Reproduce the full listing below unchanged, apart from the pictures.

• • •

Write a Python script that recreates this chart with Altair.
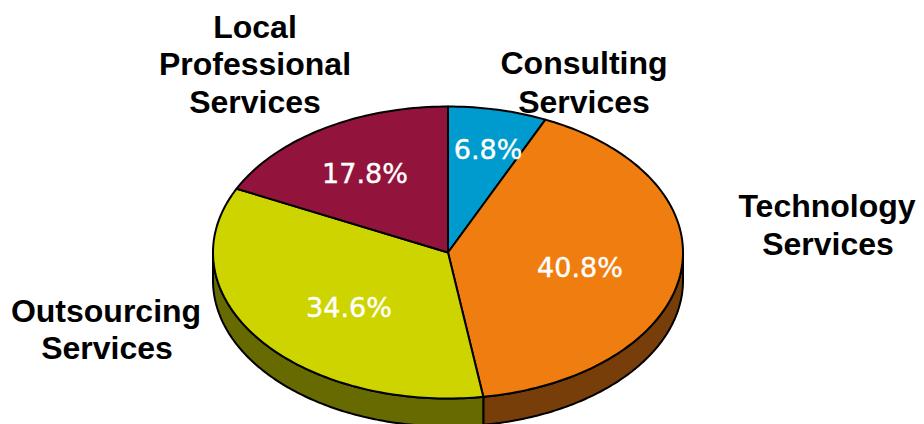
import math
import altair as alt
import pandas as pd

# values
slices = ["Consulting Services", "Technology Services", "Outsourcing Services", "Local Professional Services"]
shares = [6.8, 40.8, 34.6, 17.8]
pct_labels = ["6.8%", "40.8%", "34.6%", "17.8%"]
top_colors = ["#009BCE", "#F07D10", "#CDD400", "#92143C"]
wall_colors = ["#009BCE", "#783E0A", "#666A00", "#92143C"]

# layout of the pie (pixels)
CX, CY, RX, RY, DEPTH = 448, 251, 235, 146, 28
pct_x = [488, 580, 349, 365]
pct_y = [149, 267, 307, 173]
title_lines = ["Local", "Professional", "Services", "Consulting", "Services",
               "Technology", "Services", "Outsourcing", "Services"]
title_x = [255, 255, 255, 584, 584, 827, 828, 106, 107]
title_y = [26, 63, 101, 62, 101, 205, 243, 310, 347]

W, H = 908, 416
xs = alt.X("px:Q", scale=alt.Scale(domain=[8, 8 + W]), axis=None)
ys = alt.Y("py:Q", scale=alt.Scale(domain=[6.5 + H, 6.5]), axis=None)


def pt(t_pct, dy=0.0):
    a = 2 * math.pi * t_pct / 100
    return CX + RX * math.sin(a), CY - RY * math.cos(a) + dy


tops, walls = [], []
cum = 0.0
for name, s in zip(slices, shares):
    start, end = cum, cum + s
    n = max(int(s * 3), 6)
    arc = [start + (end - start) * k / n for k in range(n + 1)]
    poly = [(CX, CY)] + [pt(t) for t in arc] + [(CX, CY)]
    for i, (x, y) in enumerate(poly):
        tops.append({"slice": name, "i": i, "px": x, "py": y})
    # visible side wall: the front half of the ellipse only
    w0, w1 = max(start, 25.0), min(end, 75.0)
    if w1 > w0:
        warc = [w0 + (w1 - w0) * k / 120 for k in range(121)]
        wp = [pt(t) for t in warc] + [pt(t, DEPTH) for t in reversed(warc)]
        wp.append(wp[0])
        for i, (x, y) in enumerate(wp):
            walls.append({"slice": name, "i": i, "px": x, "py": y})
    cum = end

top_df, wall_df = pd.DataFrame(tops), pd.DataFrame(walls)
pct_df = pd.DataFrame({"label": pct_labels, "px": pct_x, "py": pct_y})
title_df = pd.DataFrame({"label": title_lines, "px": title_x, "py": title_y})


def polys(df, colors):
    return alt.Chart(df).mark_line(filled=True, stroke="black", strokeWidth=2, strokeJoin="round", clip=False).encode(
        x=xs, y=ys, order="i:Q",
        fill=alt.Fill("slice:N", scale=alt.Scale(domain=slices, range=colors), legend=None),
    )


walls_l = polys(wall_df, wall_colors)
tops_l = polys(top_df, top_colors)
pct_l = alt.Chart(pct_df).mark_text(font="DejaVu Sans", fontSize=27, color="white", fontWeight="normal",
                                    stroke="white", strokeWidth=0.4).encode(
    x=xs, y=ys, text="label:N")
title_l = alt.Chart(title_df).mark_text(font="Liberation Sans", fontSize=32, fontWeight="bold", color="black").encode(
    x=xs, y=ys, text="label:N")

chart = (walls_l + tops_l + pct_l + title_l).resolve_scale(fill="independent").properties(
    width=W, height=H, padding=0, autosize=alt.AutoSizeParams(type="none"), background="white"
).configure_view(stroke=None)
chart.save("out.html", embed_options={"renderer": "svg", "actions": False})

• • •

▶ _RESPONSE_:
Write a Python script that recreates this chart with Altair.
import math
import altair as alt
import pandas as pd

# values
slices = ["Consulting Services", "Technology Services", "Outsourcing Services", "Local Professional Services"]
shares = [6.8, 40.8, 34.6, 17.8]
pct_labels = ["6.8%", "40.8%", "34.6%", "17.8%"]
top_colors = ["#009BCE", "#F07D10", "#CDD400", "#92143C"]
wall_colors = ["#009BCE", "#783E0A", "#666A00", "#92143C"]

# layout of the pie (pixels)
CX, CY, RX, RY, DEPTH = 448, 251, 235, 146, 28
pct_x = [488, 580, 349, 365]
pct_y = [149, 267, 307, 173]
title_lines = ["Local", "Professional", "Services", "Consulting", "Services",
               "Technology", "Services", "Outsourcing", "Services"]
title_x = [255, 255, 255, 584, 584, 827, 828, 106, 107]
title_y = [26, 63, 101, 62, 101, 205, 243, 310, 347]

W, H = 908, 416
xs = alt.X("px:Q", scale=alt.Scale(domain=[8, 8 + W]), axis=None)
ys = alt.Y("py:Q", scale=alt.Scale(domain=[6.5 + H, 6.5]), axis=None)


def pt(t_pct, dy=0.0):
    a = 2 * math.pi * t_pct / 100
    return CX + RX * math.sin(a), CY - RY * math.cos(a) + dy


tops, walls = [], []
cum = 0.0
for name, s in zip(slices, shares):
    start, end = cum, cum + s
    n = max(int(s * 3), 6)
    arc = [start + (end - start) * k / n for k in range(n + 1)]
    poly = [(CX, CY)] + [pt(t) for t in arc] + [(CX, CY)]
    for i, (x, y) in enumerate(poly):
        tops.append({"slice": name, "i": i, "px": x, "py": y})
    # visible side wall: the front half of the ellipse only
    w0, w1 = max(start, 25.0), min(end, 75.0)
    if w1 > w0:
        warc = [w0 + (w1 - w0) * k / 120 for k in range(121)]
        wp = [pt(t) for t in warc] + [pt(t, DEPTH) for t in reversed(warc)]
        wp.append(wp[0])
        for i, (x, y) in enumerate(wp):
            walls.append({"slice": name, "i": i, "px": x, "py": y})
    cum = end

top_df, wall_df = pd.DataFrame(tops), pd.DataFrame(walls)
pct_df = pd.DataFrame({"label": pct_labels, "px": pct_x, "py": pct_y})
title_df = pd.DataFrame({"label": title_lines, "px": title_x, "py": title_y})


def polys(df, colors):
    return alt.Chart(df).mark_line(filled=True, stroke="black", strokeWidth=2, strokeJoin="round", clip=False).encode(
        x=xs, y=ys, order="i:Q",
        fill=alt.Fill("slice:N", scale=alt.Scale(domain=slices, range=colors), legend=None),
    )


walls_l = polys(wall_df, wall_colors)
tops_l = polys(top_df, top_colors)
pct_l = alt.Chart(pct_df).mark_text(font="DejaVu Sans", fontSize=27, color="white", fontWeight="normal",
                                    stroke="white", strokeWidth=0.4).encode(
    x=xs, y=ys, text="label:N")
title_l = alt.Chart(title_df).mark_text(font="Liberation Sans", fontSize=32, fontWeight="bold", color="black").encode(
    x=xs, y=ys, text="label:N")

chart = (walls_l + tops_l + pct_l + title_l).resolve_scale(fill="independent").properties(
    width=W, height=H, padding=0, autosize=alt.AutoSizeParams(type="none"), background="white"
).configure_view(stroke=None)
chart.save("out.html", embed_options={"renderer": "svg", "actions": False})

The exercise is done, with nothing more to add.